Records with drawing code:
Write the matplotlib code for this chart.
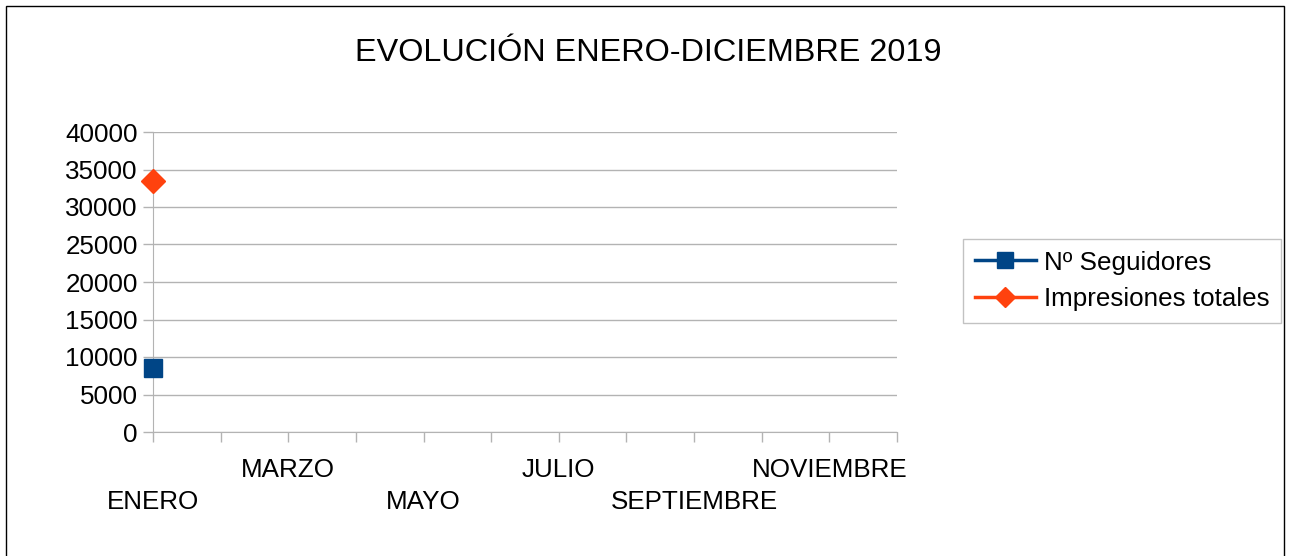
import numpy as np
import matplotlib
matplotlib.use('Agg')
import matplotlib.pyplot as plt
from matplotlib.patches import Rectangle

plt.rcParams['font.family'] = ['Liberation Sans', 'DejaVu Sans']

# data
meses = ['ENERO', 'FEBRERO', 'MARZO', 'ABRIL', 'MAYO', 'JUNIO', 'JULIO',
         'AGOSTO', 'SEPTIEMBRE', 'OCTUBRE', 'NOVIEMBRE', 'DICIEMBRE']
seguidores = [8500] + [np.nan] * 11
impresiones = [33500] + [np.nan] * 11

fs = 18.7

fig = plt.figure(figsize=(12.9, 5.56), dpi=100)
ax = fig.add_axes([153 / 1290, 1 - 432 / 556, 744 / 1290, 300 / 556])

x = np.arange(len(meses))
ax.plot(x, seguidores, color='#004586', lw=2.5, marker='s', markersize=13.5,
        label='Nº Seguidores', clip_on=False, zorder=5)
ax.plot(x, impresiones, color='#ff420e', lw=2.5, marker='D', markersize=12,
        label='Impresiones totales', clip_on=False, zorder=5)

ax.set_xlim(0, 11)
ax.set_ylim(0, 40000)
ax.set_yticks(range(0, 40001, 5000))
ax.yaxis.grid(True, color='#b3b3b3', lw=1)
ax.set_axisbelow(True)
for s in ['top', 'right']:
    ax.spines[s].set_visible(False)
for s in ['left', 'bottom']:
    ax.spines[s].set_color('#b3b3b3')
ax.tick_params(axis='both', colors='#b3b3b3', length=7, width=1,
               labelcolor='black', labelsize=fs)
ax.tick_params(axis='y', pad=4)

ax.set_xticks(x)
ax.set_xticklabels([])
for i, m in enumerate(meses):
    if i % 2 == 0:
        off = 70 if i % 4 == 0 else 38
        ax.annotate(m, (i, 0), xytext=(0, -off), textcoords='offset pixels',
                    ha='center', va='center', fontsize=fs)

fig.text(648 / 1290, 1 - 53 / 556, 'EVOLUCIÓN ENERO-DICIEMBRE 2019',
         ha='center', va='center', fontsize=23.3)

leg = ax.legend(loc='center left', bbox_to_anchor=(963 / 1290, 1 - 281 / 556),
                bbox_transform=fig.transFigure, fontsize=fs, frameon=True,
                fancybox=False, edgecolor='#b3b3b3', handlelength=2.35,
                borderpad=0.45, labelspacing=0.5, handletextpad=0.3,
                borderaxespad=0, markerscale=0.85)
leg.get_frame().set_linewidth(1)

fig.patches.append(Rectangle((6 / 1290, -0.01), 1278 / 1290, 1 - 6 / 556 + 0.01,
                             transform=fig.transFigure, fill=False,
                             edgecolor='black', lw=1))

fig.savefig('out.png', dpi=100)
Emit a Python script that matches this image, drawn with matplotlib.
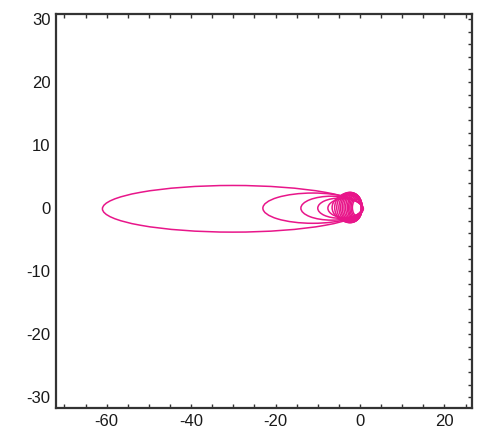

Exercise instructions:
Find every line with "this" in the listing and state how many there are, nothing else.

Answer to the problem:
2